__Problem description__. Transcribe the material in full. Nothing should differ except that the pictures are left out.

__Dataset extract__.
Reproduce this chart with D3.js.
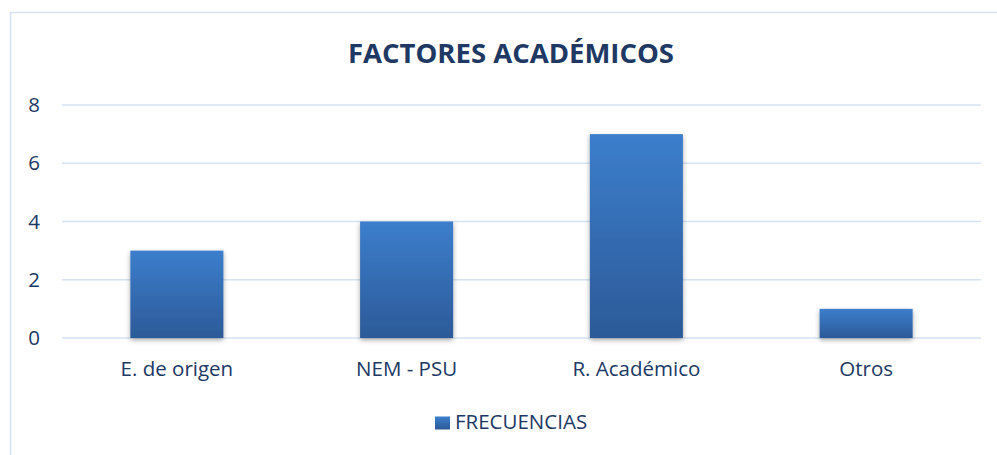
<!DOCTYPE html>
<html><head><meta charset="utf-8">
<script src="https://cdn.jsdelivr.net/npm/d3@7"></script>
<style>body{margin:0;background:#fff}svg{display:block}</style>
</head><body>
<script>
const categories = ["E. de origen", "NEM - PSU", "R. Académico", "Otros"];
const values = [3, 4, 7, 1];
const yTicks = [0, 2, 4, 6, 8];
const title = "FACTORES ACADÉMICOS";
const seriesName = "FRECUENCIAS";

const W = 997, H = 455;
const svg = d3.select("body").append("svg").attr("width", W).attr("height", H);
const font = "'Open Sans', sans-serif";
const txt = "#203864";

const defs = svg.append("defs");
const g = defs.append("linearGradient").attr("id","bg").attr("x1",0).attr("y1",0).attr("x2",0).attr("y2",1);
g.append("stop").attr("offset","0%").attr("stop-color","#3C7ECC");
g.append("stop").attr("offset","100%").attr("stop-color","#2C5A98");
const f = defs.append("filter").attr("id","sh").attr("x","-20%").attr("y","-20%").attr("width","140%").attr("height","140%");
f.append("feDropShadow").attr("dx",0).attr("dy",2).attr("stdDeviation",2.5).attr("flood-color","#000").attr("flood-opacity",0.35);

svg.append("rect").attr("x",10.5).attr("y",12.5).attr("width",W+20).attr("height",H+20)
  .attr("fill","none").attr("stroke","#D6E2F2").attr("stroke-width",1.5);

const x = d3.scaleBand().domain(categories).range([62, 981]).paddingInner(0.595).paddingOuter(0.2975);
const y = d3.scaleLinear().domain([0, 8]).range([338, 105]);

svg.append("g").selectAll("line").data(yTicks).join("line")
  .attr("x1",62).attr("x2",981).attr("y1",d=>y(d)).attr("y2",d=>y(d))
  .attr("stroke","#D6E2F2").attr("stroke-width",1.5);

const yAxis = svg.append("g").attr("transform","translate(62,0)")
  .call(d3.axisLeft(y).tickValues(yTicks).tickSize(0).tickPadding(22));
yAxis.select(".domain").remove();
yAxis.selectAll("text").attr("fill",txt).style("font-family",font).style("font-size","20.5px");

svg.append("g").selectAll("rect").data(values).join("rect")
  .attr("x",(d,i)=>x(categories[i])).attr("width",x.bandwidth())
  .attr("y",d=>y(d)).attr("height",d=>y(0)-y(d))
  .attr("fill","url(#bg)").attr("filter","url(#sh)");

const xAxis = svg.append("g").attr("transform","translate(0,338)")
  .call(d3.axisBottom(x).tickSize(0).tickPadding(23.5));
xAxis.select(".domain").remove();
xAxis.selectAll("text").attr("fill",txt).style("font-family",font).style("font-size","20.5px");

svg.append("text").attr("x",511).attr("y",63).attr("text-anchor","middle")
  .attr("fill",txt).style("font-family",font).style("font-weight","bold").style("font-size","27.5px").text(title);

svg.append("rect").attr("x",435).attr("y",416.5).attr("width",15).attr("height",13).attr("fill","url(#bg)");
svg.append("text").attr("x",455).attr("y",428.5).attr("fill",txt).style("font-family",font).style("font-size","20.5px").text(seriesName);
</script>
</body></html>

__The completed task__.
Reproduce this chart with D3.js.
<!DOCTYPE html>
<html><head><meta charset="utf-8">
<script src="https://cdn.jsdelivr.net/npm/d3@7"></script>
<style>body{margin:0;background:#fff}svg{display:block}</style>
</head><body>
<script>
const categories = ["E. de origen", "NEM - PSU", "R. Académico", "Otros"];
const values = [3, 4, 7, 1];
const yTicks = [0, 2, 4, 6, 8];
const title = "FACTORES ACADÉMICOS";
const seriesName = "FRECUENCIAS";

const W = 997, H = 455;
const svg = d3.select("body").append("svg").attr("width", W).attr("height", H);
const font = "'Open Sans', sans-serif";
const txt = "#203864";

const defs = svg.append("defs");
const g = defs.append("linearGradient").attr("id","bg").attr("x1",0).attr("y1",0).attr("x2",0).attr("y2",1);
g.append("stop").attr("offset","0%").attr("stop-color","#3C7ECC");
g.append("stop").attr("offset","100%").attr("stop-color","#2C5A98");
const f = defs.append("filter").attr("id","sh").attr("x","-20%").attr("y","-20%").attr("width","140%").attr("height","140%");
f.append("feDropShadow").attr("dx",0).attr("dy",2).attr("stdDeviation",2.5).attr("flood-color","#000").attr("flood-opacity",0.35);

svg.append("rect").attr("x",10.5).attr("y",12.5).attr("width",W+20).attr("height",H+20)
  .attr("fill","none").attr("stroke","#D6E2F2").attr("stroke-width",1.5);

const x = d3.scaleBand().domain(categories).range([62, 981]).paddingInner(0.595).paddingOuter(0.2975);
const y = d3.scaleLinear().domain([0, 8]).range([338, 105]);

svg.append("g").selectAll("line").data(yTicks).join("line")
  .attr("x1",62).attr("x2",981).attr("y1",d=>y(d)).attr("y2",d=>y(d))
  .attr("stroke","#D6E2F2").attr("stroke-width",1.5);

const yAxis = svg.append("g").attr("transform","translate(62,0)")
  .call(d3.axisLeft(y).tickValues(yTicks).tickSize(0).tickPadding(22));
yAxis.select(".domain").remove();
yAxis.selectAll("text").attr("fill",txt).style("font-family",font).style("font-size","20.5px");

svg.append("g").selectAll("rect").data(values).join("rect")
  .attr("x",(d,i)=>x(categories[i])).attr("width",x.bandwidth())
  .attr("y",d=>y(d)).attr("height",d=>y(0)-y(d))
  .attr("fill","url(#bg)").attr("filter","url(#sh)");

const xAxis = svg.append("g").attr("transform","translate(0,338)")
  .call(d3.axisBottom(x).tickSize(0).tickPadding(23.5));
xAxis.select(".domain").remove();
xAxis.selectAll("text").attr("fill",txt).style("font-family",font).style("font-size","20.5px");

svg.append("text").attr("x",511).attr("y",63).attr("text-anchor","middle")
  .attr("fill",txt).style("font-family",font).style("font-weight","bold").style("font-size","27.5px").text(title);

svg.append("rect").attr("x",435).attr("y",416.5).attr("width",15).attr("height",13).attr("fill","url(#bg)");
svg.append("text").attr("x",455).attr("y",428.5).attr("fill",txt).style("font-family",font).style("font-size","20.5px").text(seriesName);
</script>
</body></html>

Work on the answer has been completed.